─── Data shown

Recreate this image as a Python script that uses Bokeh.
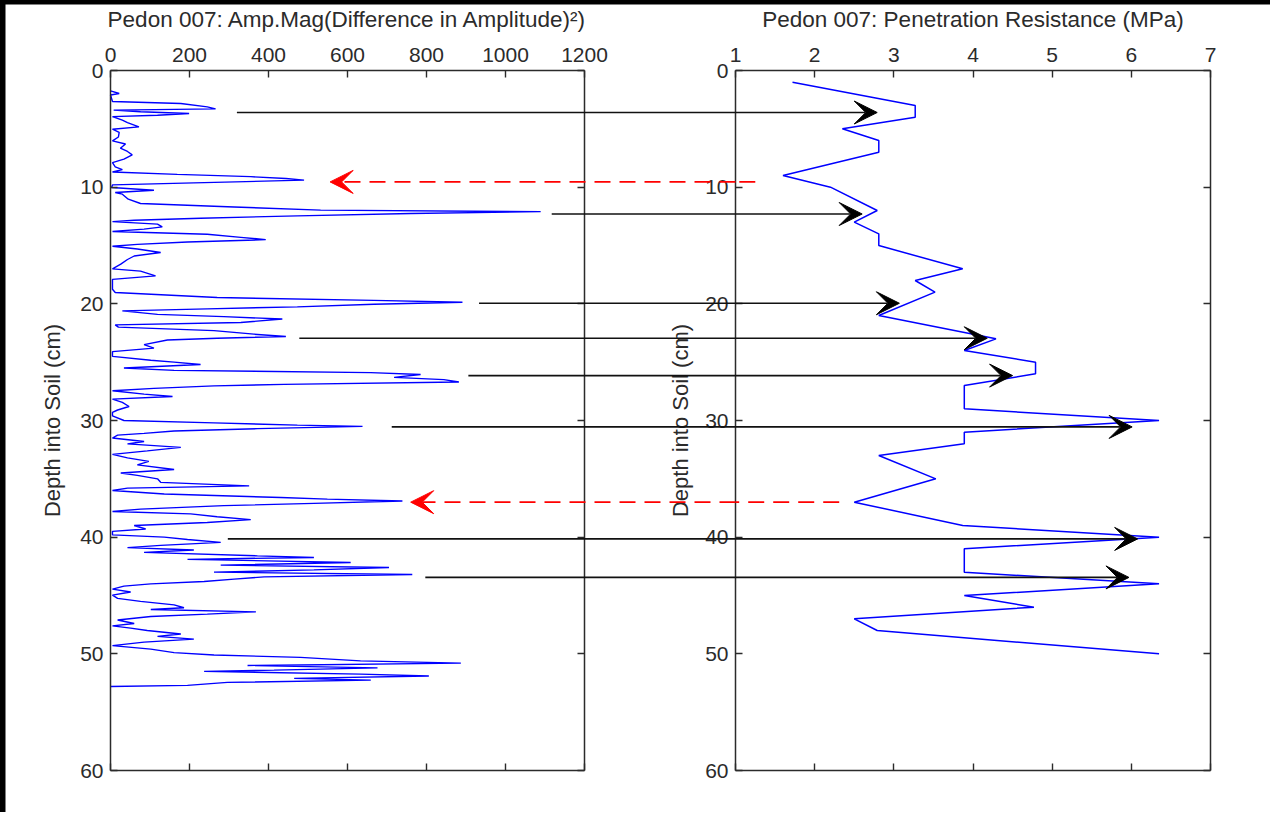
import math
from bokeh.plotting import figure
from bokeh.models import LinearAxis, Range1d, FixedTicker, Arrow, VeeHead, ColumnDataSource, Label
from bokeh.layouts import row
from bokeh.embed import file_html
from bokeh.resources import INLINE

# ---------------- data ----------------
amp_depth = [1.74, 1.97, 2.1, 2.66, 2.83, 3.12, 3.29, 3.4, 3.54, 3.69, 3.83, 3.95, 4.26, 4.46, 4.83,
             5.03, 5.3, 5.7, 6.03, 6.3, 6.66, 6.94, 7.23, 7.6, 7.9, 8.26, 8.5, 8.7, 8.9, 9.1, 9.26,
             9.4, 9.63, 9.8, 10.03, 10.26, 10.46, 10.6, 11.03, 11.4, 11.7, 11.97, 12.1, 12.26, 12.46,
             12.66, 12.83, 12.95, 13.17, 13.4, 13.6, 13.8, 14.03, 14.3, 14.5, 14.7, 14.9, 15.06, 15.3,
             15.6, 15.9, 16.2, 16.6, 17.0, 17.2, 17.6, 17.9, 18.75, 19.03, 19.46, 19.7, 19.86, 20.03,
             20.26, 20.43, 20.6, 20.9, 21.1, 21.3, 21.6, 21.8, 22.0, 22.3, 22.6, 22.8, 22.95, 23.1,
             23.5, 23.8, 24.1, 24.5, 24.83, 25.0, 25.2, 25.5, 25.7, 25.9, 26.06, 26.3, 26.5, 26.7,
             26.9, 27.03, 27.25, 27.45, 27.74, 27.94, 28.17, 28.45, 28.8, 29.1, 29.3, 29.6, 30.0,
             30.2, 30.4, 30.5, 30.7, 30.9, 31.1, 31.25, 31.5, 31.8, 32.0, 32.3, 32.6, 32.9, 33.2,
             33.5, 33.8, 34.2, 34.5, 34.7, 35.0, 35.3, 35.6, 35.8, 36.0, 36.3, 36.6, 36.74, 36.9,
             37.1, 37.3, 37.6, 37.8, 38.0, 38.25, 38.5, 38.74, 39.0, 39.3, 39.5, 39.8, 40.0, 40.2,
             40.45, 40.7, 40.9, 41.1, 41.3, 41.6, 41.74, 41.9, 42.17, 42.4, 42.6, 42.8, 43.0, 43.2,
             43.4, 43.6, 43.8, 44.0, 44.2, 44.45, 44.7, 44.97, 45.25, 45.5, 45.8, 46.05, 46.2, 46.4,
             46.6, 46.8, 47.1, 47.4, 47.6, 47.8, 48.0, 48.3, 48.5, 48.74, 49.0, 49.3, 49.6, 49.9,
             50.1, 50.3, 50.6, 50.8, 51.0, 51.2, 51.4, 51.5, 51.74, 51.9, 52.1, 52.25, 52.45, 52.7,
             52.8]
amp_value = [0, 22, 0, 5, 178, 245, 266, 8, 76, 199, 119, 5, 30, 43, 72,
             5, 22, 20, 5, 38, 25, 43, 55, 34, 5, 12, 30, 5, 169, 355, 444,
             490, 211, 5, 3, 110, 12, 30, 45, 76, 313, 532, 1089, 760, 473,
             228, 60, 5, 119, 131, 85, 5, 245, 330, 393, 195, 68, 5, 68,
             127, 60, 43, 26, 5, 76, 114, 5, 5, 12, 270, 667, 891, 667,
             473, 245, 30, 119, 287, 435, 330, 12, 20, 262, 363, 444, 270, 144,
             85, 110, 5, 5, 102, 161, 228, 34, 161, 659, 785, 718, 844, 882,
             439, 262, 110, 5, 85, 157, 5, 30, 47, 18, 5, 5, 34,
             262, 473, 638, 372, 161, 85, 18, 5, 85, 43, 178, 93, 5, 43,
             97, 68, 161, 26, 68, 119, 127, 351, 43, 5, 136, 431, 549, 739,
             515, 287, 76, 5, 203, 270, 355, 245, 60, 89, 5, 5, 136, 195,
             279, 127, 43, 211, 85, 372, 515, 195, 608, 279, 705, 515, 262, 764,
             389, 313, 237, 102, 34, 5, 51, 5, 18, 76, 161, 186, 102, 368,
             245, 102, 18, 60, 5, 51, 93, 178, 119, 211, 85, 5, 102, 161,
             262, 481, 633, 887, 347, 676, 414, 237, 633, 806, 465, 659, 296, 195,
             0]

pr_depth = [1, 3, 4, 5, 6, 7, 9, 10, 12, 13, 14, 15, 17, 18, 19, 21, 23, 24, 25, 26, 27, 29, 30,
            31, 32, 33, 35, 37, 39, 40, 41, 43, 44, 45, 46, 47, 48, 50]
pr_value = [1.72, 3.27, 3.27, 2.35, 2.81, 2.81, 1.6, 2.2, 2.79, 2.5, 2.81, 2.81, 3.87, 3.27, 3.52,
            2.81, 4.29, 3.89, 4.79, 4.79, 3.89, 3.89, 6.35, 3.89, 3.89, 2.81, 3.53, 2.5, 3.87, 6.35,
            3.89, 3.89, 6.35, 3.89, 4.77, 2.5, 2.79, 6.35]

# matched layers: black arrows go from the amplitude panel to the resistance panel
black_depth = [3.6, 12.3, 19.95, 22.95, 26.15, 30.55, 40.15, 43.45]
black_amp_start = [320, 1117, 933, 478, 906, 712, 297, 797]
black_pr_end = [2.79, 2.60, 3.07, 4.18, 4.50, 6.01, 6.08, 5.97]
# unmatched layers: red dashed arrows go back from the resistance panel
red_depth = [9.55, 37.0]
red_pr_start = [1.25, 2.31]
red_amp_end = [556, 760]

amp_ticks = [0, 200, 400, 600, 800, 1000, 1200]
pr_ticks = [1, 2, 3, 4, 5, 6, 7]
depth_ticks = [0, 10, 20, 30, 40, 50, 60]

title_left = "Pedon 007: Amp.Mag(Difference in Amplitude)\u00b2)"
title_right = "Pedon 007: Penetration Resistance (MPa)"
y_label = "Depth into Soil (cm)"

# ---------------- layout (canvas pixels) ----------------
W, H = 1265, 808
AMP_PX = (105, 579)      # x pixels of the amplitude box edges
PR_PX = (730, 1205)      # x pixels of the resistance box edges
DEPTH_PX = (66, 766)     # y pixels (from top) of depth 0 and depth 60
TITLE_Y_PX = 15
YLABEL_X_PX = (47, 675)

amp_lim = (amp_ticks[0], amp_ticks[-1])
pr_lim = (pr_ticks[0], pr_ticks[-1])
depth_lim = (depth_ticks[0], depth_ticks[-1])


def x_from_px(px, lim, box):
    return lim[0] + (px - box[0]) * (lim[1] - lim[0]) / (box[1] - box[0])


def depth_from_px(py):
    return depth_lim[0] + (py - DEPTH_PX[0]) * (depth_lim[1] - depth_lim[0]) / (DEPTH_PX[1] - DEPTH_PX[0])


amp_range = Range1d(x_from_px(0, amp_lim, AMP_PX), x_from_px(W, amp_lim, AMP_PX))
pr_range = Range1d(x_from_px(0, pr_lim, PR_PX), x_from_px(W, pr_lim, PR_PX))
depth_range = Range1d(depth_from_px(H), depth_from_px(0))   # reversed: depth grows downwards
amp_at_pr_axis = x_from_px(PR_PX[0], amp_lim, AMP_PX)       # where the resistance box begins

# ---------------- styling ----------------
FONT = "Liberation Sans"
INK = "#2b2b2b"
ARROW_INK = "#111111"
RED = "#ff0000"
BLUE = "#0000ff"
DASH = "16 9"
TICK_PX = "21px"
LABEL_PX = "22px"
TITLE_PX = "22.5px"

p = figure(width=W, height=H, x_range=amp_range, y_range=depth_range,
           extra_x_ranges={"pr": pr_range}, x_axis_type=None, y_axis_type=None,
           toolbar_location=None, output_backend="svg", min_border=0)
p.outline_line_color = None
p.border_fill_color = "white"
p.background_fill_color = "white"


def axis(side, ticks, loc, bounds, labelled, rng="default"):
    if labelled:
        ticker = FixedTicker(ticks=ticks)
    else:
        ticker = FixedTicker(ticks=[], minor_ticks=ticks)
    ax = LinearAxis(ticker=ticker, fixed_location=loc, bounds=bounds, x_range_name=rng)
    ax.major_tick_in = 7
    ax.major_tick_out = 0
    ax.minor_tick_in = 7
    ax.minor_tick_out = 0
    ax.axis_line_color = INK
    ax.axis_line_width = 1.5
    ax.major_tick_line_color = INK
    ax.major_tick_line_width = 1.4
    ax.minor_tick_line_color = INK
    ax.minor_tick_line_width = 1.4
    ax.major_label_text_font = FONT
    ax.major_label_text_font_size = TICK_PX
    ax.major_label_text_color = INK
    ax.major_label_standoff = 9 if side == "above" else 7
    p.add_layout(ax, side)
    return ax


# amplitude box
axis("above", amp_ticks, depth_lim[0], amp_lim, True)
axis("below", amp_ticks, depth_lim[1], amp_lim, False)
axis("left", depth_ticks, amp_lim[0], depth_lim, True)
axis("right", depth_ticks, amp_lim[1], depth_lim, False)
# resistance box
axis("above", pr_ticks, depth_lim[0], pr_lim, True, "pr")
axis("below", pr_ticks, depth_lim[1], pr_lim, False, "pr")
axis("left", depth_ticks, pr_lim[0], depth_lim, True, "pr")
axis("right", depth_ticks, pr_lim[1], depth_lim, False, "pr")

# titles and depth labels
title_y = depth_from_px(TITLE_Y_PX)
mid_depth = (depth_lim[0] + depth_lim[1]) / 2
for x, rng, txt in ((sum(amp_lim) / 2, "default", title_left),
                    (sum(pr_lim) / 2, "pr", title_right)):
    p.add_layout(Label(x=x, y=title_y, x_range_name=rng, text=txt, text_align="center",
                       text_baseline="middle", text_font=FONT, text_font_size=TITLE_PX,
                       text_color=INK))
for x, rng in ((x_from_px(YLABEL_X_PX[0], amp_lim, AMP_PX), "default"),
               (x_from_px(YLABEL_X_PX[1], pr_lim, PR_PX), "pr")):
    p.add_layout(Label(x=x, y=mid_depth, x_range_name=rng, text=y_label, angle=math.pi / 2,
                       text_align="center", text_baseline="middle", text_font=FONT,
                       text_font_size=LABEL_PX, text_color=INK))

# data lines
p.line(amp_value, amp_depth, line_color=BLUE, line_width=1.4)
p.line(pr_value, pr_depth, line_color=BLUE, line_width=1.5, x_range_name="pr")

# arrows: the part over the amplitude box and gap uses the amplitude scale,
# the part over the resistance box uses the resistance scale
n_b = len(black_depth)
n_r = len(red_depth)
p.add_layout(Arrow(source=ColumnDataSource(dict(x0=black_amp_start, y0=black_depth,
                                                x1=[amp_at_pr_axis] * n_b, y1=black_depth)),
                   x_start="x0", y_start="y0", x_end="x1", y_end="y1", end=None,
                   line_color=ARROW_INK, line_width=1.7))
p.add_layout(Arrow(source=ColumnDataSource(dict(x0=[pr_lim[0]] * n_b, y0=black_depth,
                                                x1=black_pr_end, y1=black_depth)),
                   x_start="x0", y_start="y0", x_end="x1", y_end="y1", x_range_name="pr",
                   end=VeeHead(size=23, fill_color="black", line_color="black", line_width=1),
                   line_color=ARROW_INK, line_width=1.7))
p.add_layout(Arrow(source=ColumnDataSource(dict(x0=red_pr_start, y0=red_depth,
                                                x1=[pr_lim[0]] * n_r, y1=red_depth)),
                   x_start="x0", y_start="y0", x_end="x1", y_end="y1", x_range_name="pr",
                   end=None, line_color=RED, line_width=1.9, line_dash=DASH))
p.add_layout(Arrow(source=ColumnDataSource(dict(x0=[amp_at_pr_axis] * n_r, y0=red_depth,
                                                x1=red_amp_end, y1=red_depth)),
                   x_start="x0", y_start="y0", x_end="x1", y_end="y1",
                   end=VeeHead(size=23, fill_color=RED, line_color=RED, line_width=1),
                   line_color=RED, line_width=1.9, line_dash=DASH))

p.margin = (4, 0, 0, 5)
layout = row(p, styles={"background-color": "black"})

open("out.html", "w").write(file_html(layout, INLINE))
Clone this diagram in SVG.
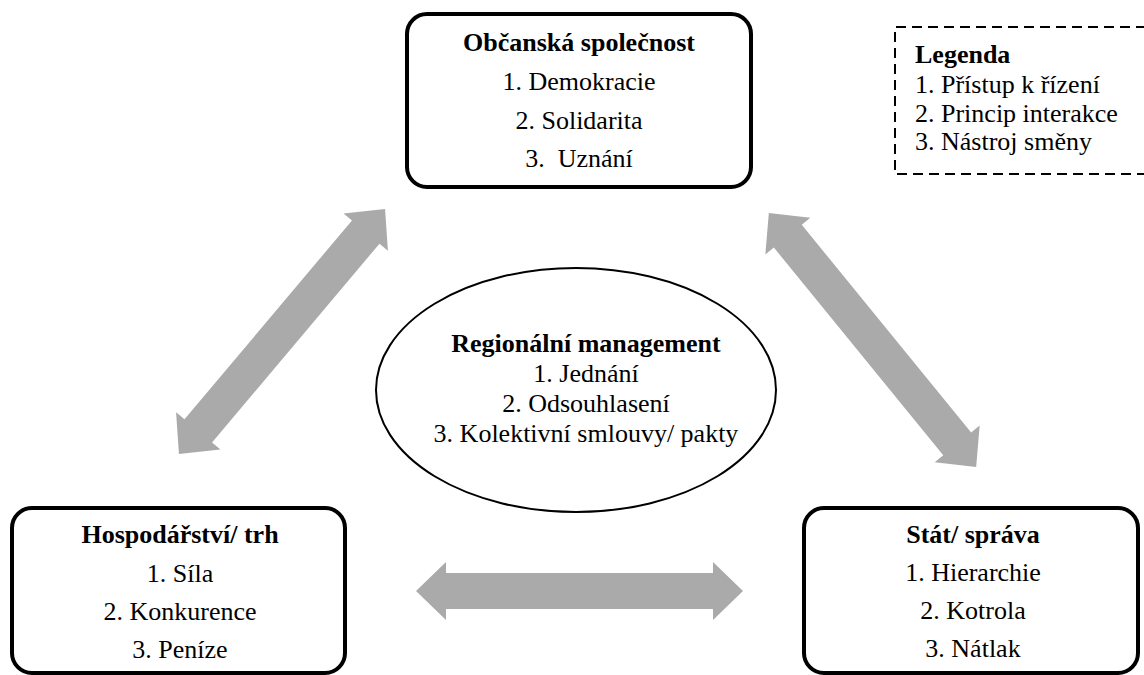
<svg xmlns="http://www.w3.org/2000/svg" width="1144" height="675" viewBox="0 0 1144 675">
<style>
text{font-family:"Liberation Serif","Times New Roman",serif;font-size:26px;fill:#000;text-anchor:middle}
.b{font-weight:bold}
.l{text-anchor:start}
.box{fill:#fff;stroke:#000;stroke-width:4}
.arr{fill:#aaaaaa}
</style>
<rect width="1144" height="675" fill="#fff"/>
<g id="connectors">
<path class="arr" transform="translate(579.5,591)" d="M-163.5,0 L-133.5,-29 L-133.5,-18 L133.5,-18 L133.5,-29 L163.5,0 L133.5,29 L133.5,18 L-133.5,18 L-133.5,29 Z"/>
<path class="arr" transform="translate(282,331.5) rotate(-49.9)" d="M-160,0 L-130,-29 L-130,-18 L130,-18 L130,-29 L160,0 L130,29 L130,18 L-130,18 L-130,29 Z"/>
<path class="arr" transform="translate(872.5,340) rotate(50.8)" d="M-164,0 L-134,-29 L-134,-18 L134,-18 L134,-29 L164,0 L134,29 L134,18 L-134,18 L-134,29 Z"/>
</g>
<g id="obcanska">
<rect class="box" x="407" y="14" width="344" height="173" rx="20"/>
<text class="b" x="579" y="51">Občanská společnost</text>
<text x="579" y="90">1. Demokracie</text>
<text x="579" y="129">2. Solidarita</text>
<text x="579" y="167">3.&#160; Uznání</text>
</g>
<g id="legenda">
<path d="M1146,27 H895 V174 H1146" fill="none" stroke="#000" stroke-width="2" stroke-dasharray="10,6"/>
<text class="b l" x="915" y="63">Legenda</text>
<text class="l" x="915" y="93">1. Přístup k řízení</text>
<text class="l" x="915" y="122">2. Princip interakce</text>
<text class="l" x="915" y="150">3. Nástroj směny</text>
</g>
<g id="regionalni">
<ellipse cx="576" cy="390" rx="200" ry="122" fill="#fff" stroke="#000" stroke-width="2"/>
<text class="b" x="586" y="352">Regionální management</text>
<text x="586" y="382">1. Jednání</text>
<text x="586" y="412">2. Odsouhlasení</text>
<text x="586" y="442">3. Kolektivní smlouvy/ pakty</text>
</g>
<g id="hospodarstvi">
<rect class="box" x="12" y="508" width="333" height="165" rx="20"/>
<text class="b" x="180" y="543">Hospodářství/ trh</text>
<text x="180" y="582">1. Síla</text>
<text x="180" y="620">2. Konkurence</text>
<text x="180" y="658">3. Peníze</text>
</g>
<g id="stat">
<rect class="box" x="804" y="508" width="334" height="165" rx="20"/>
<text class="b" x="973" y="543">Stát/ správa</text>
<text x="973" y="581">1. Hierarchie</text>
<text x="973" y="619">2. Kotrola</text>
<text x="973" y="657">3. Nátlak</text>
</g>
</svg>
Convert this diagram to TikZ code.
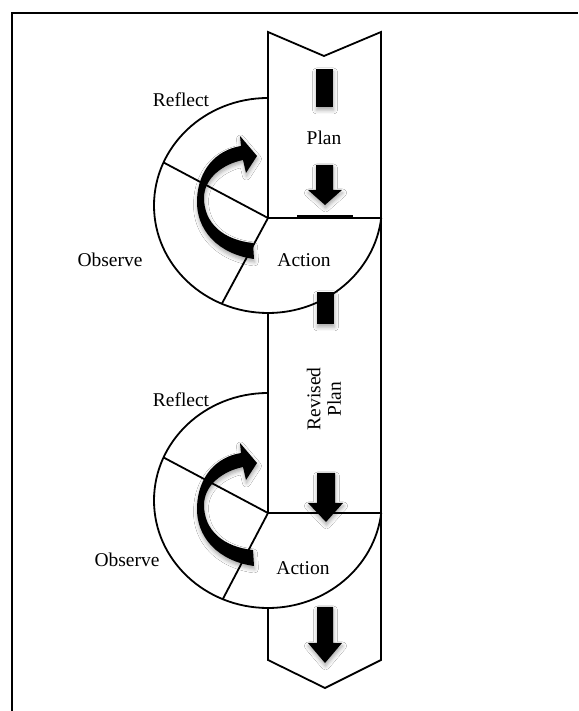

──────

§ Task to carry out
Look for the word "this" in every line of the listing and copy the lines that have it.

§ In response
Recreate this image as a Python script that uses Bokeh.
Clone this diagram in SVG.
Convert this diagram to TikZ code.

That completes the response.